When Soho House came along, I was a founder member. They gave me, Jude, Jonny, Ewan and Sean lunch in a fine dining room and asked us to become the first members. It was actually nice to have the two clubs to play off — if there was somebody awful in one place, you could go to the other.

In 2009, Soho became important to me again. My friend Jemima French and I had started a fashion label, Frost French, in 1999. Ten years later we opened a Frost French boutique in Soho, in Noel Street, and did a lot of our fashion shows with people like Lily Cole and Daisy Lowe in the Titanic bar, next to the Atlantic Bar and Grill in Piccadilly.

Now, Soho is again central to my work as a filmmaker. I do a lot of meetings at Quo Vadis on Dean Street. It’s retained its authenticity, you get a great welcome from chef proprietor Jeremy Lee and his food is fantastic. Also, my managers and agents are in Soho, and the distributors of Quant, my new documentary about fashion designer Mary Quant, are Studio Soho Distribution. Funnily enough, after the London Film Festival premiere this month, we had the Quant party at Park Row — which is where Titanic was. That was a nice full circle moment.

But if I were Mayor, I would get a time machine and take us back to Soho in the Eighties or Nineties. When I see my kids going out now, I’m thinking: why would you want to do that? Then I remind myself that actually, that was me, experiencing the best of Soho’s nightlife. Now I need to be in bed at 9.30pm. Although I am going to the Groucho tonight for a birthday party… And now my kids are going there, too. Raff and Finlay have DJed there, and friends of Iris and Rudy waitress there.

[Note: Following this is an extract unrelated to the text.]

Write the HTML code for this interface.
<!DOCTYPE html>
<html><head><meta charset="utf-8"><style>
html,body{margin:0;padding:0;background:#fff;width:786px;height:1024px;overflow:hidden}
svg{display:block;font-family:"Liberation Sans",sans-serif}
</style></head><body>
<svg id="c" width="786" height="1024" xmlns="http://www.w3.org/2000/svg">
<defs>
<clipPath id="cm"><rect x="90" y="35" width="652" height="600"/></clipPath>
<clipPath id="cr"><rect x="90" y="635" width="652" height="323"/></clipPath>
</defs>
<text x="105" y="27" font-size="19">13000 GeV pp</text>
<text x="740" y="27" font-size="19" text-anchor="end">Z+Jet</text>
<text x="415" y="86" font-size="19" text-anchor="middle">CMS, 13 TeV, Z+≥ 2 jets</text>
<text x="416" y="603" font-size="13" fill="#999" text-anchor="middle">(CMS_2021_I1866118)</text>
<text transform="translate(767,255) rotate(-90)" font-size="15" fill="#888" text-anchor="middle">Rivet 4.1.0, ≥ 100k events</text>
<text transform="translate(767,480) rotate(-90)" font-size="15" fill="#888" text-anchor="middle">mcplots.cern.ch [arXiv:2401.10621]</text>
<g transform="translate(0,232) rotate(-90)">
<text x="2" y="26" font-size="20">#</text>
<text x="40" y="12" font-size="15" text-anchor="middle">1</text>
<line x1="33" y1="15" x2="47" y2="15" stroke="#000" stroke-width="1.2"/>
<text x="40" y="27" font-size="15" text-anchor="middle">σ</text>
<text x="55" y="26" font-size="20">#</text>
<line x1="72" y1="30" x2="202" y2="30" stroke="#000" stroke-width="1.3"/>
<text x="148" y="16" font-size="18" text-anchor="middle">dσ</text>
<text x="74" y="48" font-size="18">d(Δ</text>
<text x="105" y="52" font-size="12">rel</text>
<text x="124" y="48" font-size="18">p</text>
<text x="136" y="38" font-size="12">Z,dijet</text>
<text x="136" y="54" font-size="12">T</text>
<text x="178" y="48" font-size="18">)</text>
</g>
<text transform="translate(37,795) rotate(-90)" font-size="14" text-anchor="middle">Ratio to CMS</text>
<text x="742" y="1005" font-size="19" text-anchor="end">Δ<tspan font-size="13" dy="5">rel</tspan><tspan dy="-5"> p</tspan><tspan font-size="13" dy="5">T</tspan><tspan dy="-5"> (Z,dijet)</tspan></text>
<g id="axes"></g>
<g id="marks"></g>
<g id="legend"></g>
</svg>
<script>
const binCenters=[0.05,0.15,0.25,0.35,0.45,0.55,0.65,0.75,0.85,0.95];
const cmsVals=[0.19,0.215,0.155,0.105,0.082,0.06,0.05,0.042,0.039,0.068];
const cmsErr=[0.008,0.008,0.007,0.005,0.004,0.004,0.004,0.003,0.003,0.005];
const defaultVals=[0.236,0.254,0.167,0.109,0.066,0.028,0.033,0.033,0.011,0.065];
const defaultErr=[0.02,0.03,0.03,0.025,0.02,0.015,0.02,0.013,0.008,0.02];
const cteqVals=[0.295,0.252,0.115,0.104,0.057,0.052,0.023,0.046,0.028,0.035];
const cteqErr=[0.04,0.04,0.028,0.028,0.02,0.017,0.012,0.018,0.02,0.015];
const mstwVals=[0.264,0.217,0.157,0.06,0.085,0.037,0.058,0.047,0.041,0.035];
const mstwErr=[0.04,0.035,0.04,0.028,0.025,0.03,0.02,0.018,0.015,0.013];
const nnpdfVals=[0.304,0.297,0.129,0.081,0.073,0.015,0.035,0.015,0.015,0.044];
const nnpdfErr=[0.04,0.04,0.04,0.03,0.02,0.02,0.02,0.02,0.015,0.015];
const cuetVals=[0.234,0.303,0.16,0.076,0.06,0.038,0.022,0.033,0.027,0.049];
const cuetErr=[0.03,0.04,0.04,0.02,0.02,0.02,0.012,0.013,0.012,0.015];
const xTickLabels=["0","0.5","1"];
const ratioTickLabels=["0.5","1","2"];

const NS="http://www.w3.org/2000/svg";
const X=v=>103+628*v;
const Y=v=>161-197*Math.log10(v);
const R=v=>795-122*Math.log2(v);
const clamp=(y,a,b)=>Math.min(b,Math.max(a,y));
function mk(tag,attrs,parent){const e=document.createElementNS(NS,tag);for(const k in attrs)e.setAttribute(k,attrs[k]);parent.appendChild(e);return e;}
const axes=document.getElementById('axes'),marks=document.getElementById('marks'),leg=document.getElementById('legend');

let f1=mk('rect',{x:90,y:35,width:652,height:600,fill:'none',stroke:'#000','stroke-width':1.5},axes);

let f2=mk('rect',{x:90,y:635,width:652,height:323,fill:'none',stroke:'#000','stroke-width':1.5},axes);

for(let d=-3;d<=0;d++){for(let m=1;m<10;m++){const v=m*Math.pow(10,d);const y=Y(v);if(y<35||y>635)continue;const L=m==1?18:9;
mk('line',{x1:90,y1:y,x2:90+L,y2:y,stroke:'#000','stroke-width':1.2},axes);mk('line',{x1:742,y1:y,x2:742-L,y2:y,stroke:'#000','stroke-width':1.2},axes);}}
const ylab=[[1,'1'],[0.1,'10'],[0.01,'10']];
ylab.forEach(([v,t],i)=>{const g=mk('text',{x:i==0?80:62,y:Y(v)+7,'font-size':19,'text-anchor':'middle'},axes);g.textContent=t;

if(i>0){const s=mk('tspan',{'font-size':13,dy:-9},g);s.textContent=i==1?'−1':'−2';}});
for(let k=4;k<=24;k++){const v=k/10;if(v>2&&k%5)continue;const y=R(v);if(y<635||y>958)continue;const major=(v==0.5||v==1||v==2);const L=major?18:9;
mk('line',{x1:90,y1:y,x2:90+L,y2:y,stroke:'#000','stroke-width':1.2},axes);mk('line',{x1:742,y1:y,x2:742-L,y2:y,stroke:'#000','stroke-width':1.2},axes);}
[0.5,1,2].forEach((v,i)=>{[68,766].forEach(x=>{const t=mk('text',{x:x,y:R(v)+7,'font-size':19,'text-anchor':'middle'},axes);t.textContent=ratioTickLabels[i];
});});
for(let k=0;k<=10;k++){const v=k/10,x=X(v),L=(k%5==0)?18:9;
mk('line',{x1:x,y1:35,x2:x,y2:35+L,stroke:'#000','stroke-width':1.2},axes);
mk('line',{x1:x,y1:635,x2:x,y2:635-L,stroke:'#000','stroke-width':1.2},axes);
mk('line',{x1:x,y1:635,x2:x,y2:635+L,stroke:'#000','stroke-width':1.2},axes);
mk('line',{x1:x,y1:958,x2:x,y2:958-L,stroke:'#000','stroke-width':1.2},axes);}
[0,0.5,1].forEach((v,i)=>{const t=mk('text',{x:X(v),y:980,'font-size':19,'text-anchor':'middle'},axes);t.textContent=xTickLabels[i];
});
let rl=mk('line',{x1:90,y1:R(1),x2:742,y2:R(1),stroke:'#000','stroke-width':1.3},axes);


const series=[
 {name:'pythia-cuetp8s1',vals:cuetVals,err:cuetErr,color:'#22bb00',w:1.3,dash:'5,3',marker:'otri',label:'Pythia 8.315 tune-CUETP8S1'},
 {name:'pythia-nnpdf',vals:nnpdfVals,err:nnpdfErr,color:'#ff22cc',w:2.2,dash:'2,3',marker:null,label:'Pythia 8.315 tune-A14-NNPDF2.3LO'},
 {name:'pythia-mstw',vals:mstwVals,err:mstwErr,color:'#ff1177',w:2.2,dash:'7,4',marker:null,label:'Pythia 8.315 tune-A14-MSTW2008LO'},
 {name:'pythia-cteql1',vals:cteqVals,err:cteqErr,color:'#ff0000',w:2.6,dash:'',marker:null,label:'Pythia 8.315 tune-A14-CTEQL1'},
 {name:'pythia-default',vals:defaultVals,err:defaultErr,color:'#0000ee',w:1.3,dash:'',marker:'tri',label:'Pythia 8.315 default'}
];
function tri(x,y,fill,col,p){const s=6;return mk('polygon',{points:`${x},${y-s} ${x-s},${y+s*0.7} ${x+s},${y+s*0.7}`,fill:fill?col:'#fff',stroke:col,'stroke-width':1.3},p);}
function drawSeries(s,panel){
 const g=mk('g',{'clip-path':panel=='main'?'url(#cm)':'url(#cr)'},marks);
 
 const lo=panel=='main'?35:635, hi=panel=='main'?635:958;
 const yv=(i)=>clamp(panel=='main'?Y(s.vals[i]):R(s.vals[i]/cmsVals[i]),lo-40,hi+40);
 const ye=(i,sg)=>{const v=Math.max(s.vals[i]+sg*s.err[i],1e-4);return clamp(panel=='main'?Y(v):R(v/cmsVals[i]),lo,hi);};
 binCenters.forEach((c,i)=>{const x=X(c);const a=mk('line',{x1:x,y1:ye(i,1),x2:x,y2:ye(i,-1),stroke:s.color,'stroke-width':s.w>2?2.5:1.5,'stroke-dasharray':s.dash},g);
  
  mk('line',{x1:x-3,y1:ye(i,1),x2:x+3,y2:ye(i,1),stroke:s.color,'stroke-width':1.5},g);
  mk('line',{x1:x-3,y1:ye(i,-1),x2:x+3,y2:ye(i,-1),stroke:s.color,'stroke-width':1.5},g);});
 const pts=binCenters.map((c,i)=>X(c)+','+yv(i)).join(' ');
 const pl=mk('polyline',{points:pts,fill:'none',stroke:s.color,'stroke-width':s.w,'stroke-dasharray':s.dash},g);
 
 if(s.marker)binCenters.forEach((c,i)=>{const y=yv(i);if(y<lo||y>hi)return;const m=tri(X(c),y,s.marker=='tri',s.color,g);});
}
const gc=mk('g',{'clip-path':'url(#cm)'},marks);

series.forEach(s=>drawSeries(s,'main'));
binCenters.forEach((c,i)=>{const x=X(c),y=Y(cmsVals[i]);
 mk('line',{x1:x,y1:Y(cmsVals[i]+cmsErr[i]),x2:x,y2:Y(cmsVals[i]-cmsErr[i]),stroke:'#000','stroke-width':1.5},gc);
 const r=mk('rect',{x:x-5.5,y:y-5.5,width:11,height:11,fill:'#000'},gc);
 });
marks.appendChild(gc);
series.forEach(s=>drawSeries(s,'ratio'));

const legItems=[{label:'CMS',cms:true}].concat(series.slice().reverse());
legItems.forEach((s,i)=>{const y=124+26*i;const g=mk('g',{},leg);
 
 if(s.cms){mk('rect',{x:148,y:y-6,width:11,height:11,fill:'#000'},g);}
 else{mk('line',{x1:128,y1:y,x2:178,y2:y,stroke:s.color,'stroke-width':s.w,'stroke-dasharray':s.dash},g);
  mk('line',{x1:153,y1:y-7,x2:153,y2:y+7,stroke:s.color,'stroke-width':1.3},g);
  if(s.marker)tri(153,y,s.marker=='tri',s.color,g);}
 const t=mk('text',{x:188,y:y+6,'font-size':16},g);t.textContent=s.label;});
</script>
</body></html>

At the end of Quant, we show Mary’s motto: ‘Be free, be yourself.’ That could be Soho’s motto when it’s at its best. That’s why Soho is a part of my history and heritage, and it’s where I grew up. From my teens, through 20s and 30s, it really has given me so much material to draw from in all of my work. Whenever I go to Liberty, I think of my dad and Carnaby Street, and his mission to help make it exciting back then.